Con una propuesta clara de interés general que ponga en perspectiva las urgencias y resitúe las demandas particulares, se podrá tal vez cerrar el paso a un próximo gobierno de derecha extrema. Esto no ocurrirá si no se avanza en pilares como los descritos y si persiste la incapacidad de la izquierda gobernante de lograr, simultáneamente a esos cambios, una nueva articulación con el centro y con diversos sectores medios de la sociedad, inmersos en las lógicas de la competencia individual en los mercados que, entienden, son una mejor garantía de bienestar que transformaciones ignotas, lejanas y de viabilidad incierta, percepción que se debe revertir.
Todo lo anterior supone no excusar u omitir los errores en las distintas esferas de la acción colectiva de la izquierda, sino señalarlos y someterlos a debate. Lo que nunca es demasiado simpático y se (mal) entiende como poner palitos en la rueda, especialmente cuando se hace con la claridad necesaria y desde convicciones y argumentos más o menos racionales, aunque esté de moda lo voluble, lo líquido y lo bien pensante en el discurso convencional.
Después de la derrota del 4 de septiembre, el Presidente y su coalición debieran tal vez definir un plan concreto y preciso de avance en tres años de las reformas básicas de las instituciones y de medidas socioeconómicas en beneficio de la mayoría social , aunque sean progresivas, y batallar por él. Incluso puede ser inevitable despejar con rapidez la dilación de la derecha en el tema constitucional y decidirse a avanzar, si esta no da lugar a un proceso propiamente democrático, con cambios legales parciales concentrando esfuerzos en reunir la mayoría del Parlamento frente a los temas de interés social. Y acudiendo al consenso de la sociedad para los cambios constitucionales indispensables en el corto plazo, que recordemos hoy requieren solo 4/7 de los votos, hasta que un próximo Parlamento permita un proceso constituyente en forma.
Así se podrá, a lo mejor, unificar el campo propio de fuerzas y atraer a los amplios segmentos populares que están a la expectativa por estar inmersos en temores variados en materia de ingresos básicos y de acceso a servicios sociales y urbanos de mayor calidad, y también actuar frente a los temores en materia de orden público y de inmigración ilegal.

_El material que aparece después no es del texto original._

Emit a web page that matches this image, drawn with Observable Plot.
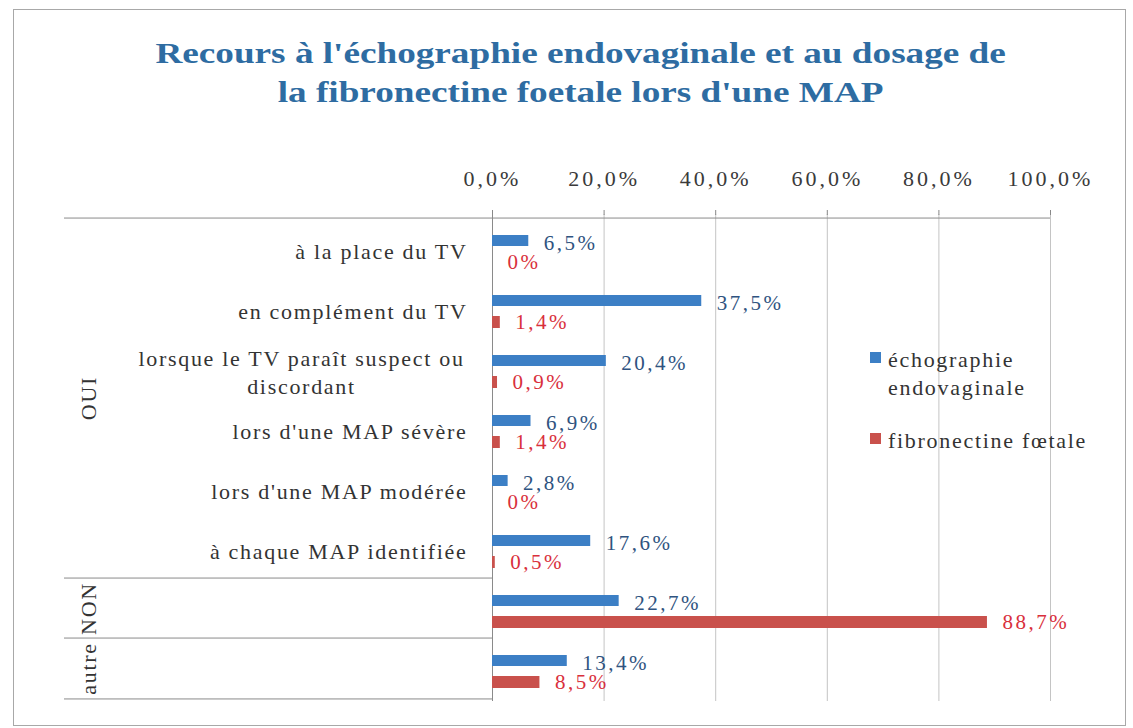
<!DOCTYPE html>
<html><head><meta charset="utf-8">
<script src="https://cdn.jsdelivr.net/npm/d3@7"></script>
<script src="https://cdn.jsdelivr.net/npm/@observablehq/plot@0.6"></script>
<style>
body{margin:0;background:#fff;overflow:hidden}
#wrap{position:relative;width:1133px;height:728px;font-family:"Liberation Serif","Times New Roman",serif;overflow:hidden}
#frame{position:absolute;left:13px;top:9px;width:1111px;height:715px;border:1px solid #a8a8a8;pointer-events:none}
#title{position:absolute;left:0;top:33px;width:1161px;text-align:center;font-family:"Liberation Serif",serif;font-weight:bold;font-size:30px;line-height:39px;color:#2e6ca2;transform:scaleX(1.24);transform-origin:580px 0}
#chart{position:absolute;left:0;top:140px}
.leg{position:absolute;left:870px;font-family:"Liberation Serif",serif;font-size:22px;line-height:28px;letter-spacing:1.7px;color:#333}
.leg span.sw{position:absolute;left:0;width:11px;height:11px}
.leg span.tx{position:absolute;left:18px;white-space:nowrap}
svg text{font-family:"Liberation Serif",serif}
g[aria-label="x-axis tick label"] text{letter-spacing:3px}
g[aria-label="text"][font-size="22"] text{letter-spacing:1.7px}
g[aria-label="text"][font-size="21"] text{letter-spacing:2.5px}
</style></head>
<body>
<div id="wrap">
  <div id="title">Recours à l'échographie endovaginale et au dosage de<br>la fibronectine foetale lors d'une MAP</div>
  <div id="chart"></div>
  <div id="legend"></div>
  <div id="frame"></div>
</div>
<script>
const groups = ["OUI","OUI","OUI","OUI","OUI","OUI","NON","autre"];
const categories = [
  "à la place du TV",
  "en complément du TV",
  "lorsque le TV paraît suspect ou\ndiscordant",
  "lors d'une MAP sévère",
  "lors d'une MAP modérée",
  "à chaque MAP identifiée",
  "",
  ""
];
const echo  = [6.5, 37.5, 20.4, 6.9, 2.8, 17.6, 22.7, 13.4];
const fibro = [0, 1.4, 0.9, 1.4, 0, 0.5, 88.7, 8.5];
const seriesNames = ["échographie\nendovaginale", "fibronectine fœtale"];
const seriesColors = ["#3c7fc5", "#c9514c"];
const labelColors = ["#2f5380", "#d9303c"];
const xTicks = [0, 20, 40, 60, 80, 100];

const rows = d3.range(categories.length);
const data = rows.map(i => ({i, group: groups[i], cat: categories[i], echo: echo[i], fibro: fibro[i]}));
const fmt = v => v === 0 ? "0%" : v.toFixed(1).replace(".", ",") + "%";
const fmtTick = v => v.toFixed(1).replace(".", ",") + "%";
const half = 30.45;
const leftX = -76.7;

// group spans
const groupNames = Array.from(new Set(groups));
const groupData = groupNames.map(g => {
  const idx = rows.filter(i => groups[i] === g);
  return {g, first: idx[0], last: idx[idx.length - 1], n: idx.length};
});
const multiGroups = groupData.filter(d => d.n > 1).map(d => ({g: d.g, i: d.first + d.n / 2}));
const singleGroups = groupData.filter(d => d.n === 1).map(d => ({g: d.g, i: d.first}));

const chart = Plot.plot({
  width: 1133, height: 588,
  marginLeft: 492, marginRight: 83, marginTop: 74, marginBottom: 27,
  style: {fontFamily: "Liberation Serif, serif", background: "transparent", overflow: "visible"},
  x: {domain: [0, 100], axis: null},
  y: {domain: rows, axis: null, padding: 0},
  marks: [
    Plot.gridX(xTicks.slice(1), {stroke: "#c4c4c4", strokeOpacity: 1}),
    Plot.axisX(xTicks, {anchor: "top", tickSize: 5, tickPadding: 24, tickFormat: fmtTick, fontSize: 22, fill: "#3a3a3a", stroke: "#888"}),
    Plot.ruleY([rows[0]], {x1: leftX, x2: 100, dy: -half, stroke: "#8a8a8a"}),
    Plot.ruleY(groupData.slice(1).map(d => d.first), {x1: leftX, x2: 0, dy: -half, stroke: "#8a8a8a"}),
    Plot.ruleY([rows[rows.length - 1]], {x1: leftX, x2: 0, dy: half, stroke: "#8a8a8a"}),
    Plot.ruleX([0], {stroke: "#8a8a8a"}),
    Plot.barX(data, {x: "echo", y: "i", fill: seriesColors[0], insetTop: 17, insetBottom: 32}),
    Plot.barX(data, {x: "fibro", y: "i", fill: seriesColors[1], insetTop: 38, insetBottom: 10}),
    Plot.text(data, {x: "echo", y: "i", text: d => fmt(d.echo), dx: 15, dy: -5.5, textAnchor: "start", fill: labelColors[0], fontSize: 21}),
    Plot.text(data, {x: "fibro", y: "i", text: d => fmt(d.fibro), dx: 15, dy: 14, textAnchor: "start", fill: labelColors[1], fontSize: 21}),
    Plot.text(data.filter(d => !d.cat.includes("\n")), {y: "i", text: "cat", frameAnchor: "left", dx: -25, dy: 3, textAnchor: "end", fontSize: 22, fill: "#333"}),
    Plot.text(data.filter(d => d.cat.includes("\n")), {y: "i", text: "cat", frameAnchor: "left", dx: -191, dy: 3, textAnchor: "middle", lineHeight: 1.27, fontSize: 22, fill: "#333"}),
    Plot.text(multiGroups, {y: d => Math.floor(d.i), text: "g", frameAnchor: "left", dx: -404, dy: -half, rotate: -90, textAnchor: "middle", fontSize: 22, fill: "#333"}),
    Plot.text(singleGroups, {y: "i", text: "g", frameAnchor: "left", dx: -404, rotate: -90, textAnchor: "middle", fontSize: 22, fill: "#333"})
  ]
});
document.getElementById("chart").appendChild(chart);

const legend = document.getElementById("legend");
const legTops = [345.6, 426.6];
seriesNames.forEach((name, k) => {
  const item = document.createElement("div");
  item.className = "leg";
  item.style.top = legTops[k] + "px";
  const sw = document.createElement("span");
  sw.className = "sw";
  sw.style.background = seriesColors[k];
  sw.style.top = "6px";
  const tx = document.createElement("span");
  tx.className = "tx";
  tx.innerHTML = name.replace("\n", "<br>");
  item.appendChild(sw);
  item.appendChild(tx);
  legend.appendChild(item);
});
</script>
</body></html>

Estos sectores no parecen estar necesariamente muy entusiasmados con que el gobierno consuma su energía política en las arenas movedizas del debate constitucional, en vez de abordar al menos con la misma intensidad las urgencias sociales.

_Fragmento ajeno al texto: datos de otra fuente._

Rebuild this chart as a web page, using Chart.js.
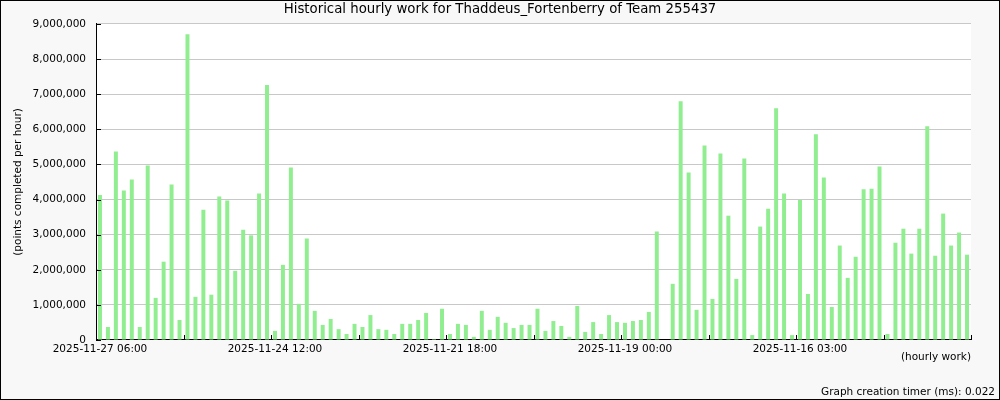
<!DOCTYPE html>
<html>
<head>
<meta charset="utf-8">
<title>Historical hourly work</title>
<script src="https://cdn.jsdelivr.net/npm/chart.js@4.4.1/dist/chart.umd.min.js"></script>
<style>
  html, body { margin: 0; padding: 0; background: #f8f8f8; }
</style>
</head>
<body>
<canvas id="workChart" width="1000" height="400"></canvas>
<script>
// tick labels shown under the axis (every 22nd bar), newest first
const tickLabels = ["2025-11-27 06:00", "2025-11-24 12:00", "2025-11-21 18:00", "2025-11-19 00:00", "2025-11-16 03:00"];
const labelEvery = 22;
const markEvery = 11;

// points completed per bar
const points = [
  4130000, 370000, 5370000, 4260000, 4570000, 370000, 4970000, 1200000, 2230000, 4430000, 570000,
  8710000, 1230000, 3710000, 1290000, 4090000, 3970000, 1970000, 3140000, 2980000, 4170000, 7260000,
  260000, 2140000, 4910000, 1030000, 2890000, 830000, 430000, 600000, 310000, 170000, 460000,
  370000, 710000, 310000, 290000, 170000, 460000, 460000, 570000, 770000, 30000, 890000,
  170000, 460000, 430000, 90000, 830000, 290000, 660000, 490000, 340000, 430000, 430000,
  890000, 260000, 540000, 400000, 90000, 970000, 230000, 510000, 170000, 710000, 510000,
  490000, 540000, 570000, 800000, 3090000, 0, 1600000, 6800000, 4770000, 860000, 5540000,
  1170000, 5310000, 3540000, 1740000, 5170000, 140000, 3230000, 3740000, 6600000, 4170000, 140000,
  3990000, 1310000, 5860000, 4630000, 940000, 2690000, 1770000, 2370000, 4290000, 4310000, 4940000,
  170000, 2770000, 3170000, 2460000, 3170000, 6090000, 2400000, 3600000, 2690000, 3060000, 2430000
];

const labels = points.map((_, i) => (i % labelEvery === 0 ? tickLabels[i / labelEvery] : ""));

Chart.defaults.font.family = "'DejaVu Sans', sans-serif";
Chart.defaults.color = "#000";

// background, inward tick marks, footer and frame
const decor = {
  id: "decor",
  beforeDraw(chart) {
    const { ctx, chartArea: a } = chart;
    ctx.save();
    ctx.fillStyle = "#f8f8f8";
    ctx.fillRect(0, 0, chart.width, chart.height);
    ctx.fillStyle = "#ffffff";
    ctx.fillRect(a.left, a.top, a.right - a.left, a.bottom - a.top);
    ctx.restore();
  },
  afterDraw(chart) {
    const { ctx, chartArea: a } = chart;
    const xs = chart.scales.x;
    const ys = chart.scales.y;
    ctx.save();
    ctx.strokeStyle = "#000";
    ctx.lineWidth = 1;
    ctx.beginPath();
    const half = (xs.getPixelForValue(1) - xs.getPixelForValue(0)) / 2;
    for (let i = 0; i <= points.length; i += markEvery) {
      const px = Math.round(xs.getPixelForValue(i) - half) + 0.5;
      ctx.moveTo(px, a.bottom);
      ctx.lineTo(px, a.bottom - 5);
    }
    ys.ticks.forEach((t) => {
      const py = Math.round(ys.getPixelForValue(t.value)) + 0.5;
      ctx.moveTo(a.left, py);
      ctx.lineTo(a.left + 5, py);
    });
    ctx.stroke();

    ctx.font = "10.5px 'DejaVu Sans'";
    ctx.fillStyle = "#000";
    ctx.textAlign = "right";
    ctx.textBaseline = "middle";
    ctx.fillText("Graph creation timer (ms): 0.022", 995, 392);

    ctx.strokeRect(0.5, 0.5, chart.width - 1, chart.height - 1);
    ctx.restore();
  }
};

new Chart(document.getElementById("workChart"), {
  type: "bar",
  data: {
    labels,
    datasets: [{
      data: points,
      backgroundColor: "#90ee90",
      borderWidth: 0,
      barPercentage: 0.5,
      categoryPercentage: 1.0
    }]
  },
  options: {
    responsive: false,
    animation: false,
    layout: { padding: 0 },
    plugins: {
      legend: { display: false },
      tooltip: { enabled: false },
      title: {
        display: true,
        text: "Historical hourly work for Thaddeus_Fortenberry of Team 255437",
        font: { size: 13.3, weight: "normal" },
        color: "#000",
        padding: { top: 2, bottom: 6 }
      }
    },
    scales: {
      x: {
        grid: { display: false, drawTicks: false },
        border: { display: true, color: "#000", width: 1 },
        ticks: {
          autoSkip: false,
          maxRotation: 0,
          padding: 3,
          font: { size: 10.5 }
        },
        title: {
          display: true,
          text: "(hourly work)",
          align: "end",
          font: { size: 10.5 },
          padding: { top: 0, bottom: 36 }
        },
        afterFit: (s) => { s.height = 60; }
      },
      y: {
        min: 0,
        max: 9000000,
        grid: { color: "#c8c8c8", drawTicks: false },
        border: { display: true, color: "#000", width: 1 },
        ticks: {
          stepSize: 1000000,
          padding: 10,
          font: { size: 10.5 },
          callback: (v) => v.toLocaleString("en-US")
        },
        title: {
          display: true,
          text: "(points completed per hour)",
          font: { size: 10.5 },
          padding: { top: 12, bottom: 0 }
        },
        afterFit: (s) => { s.width = 96; }
      },
      spacer: {
        type: "linear",
        position: "right",
        grid: { display: false, drawTicks: false },
        border: { display: false },
        ticks: { display: false },
        afterFit: (s) => { s.width = 29; }
      }
    }
  },
  plugins: [decor]
});
</script>
</body>
</html>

Nada de eso es fácil, por supuesto. Al contrario, es muy difícil cuando no hay mayoría en el Parlamento y las demandas sociales son acuciantes. Por eso hay que trabajar duro y bien. Descalificando las críticas, aunque sean rudas, nunca se avanza. Debatiéndolas, se podrá poner en evidencia su eventual falta de fundamento. O bien se podrá hacer emerger un consenso deliberativo sobre su pertinencia y sobre nuevas acciones para corregir y avanzar.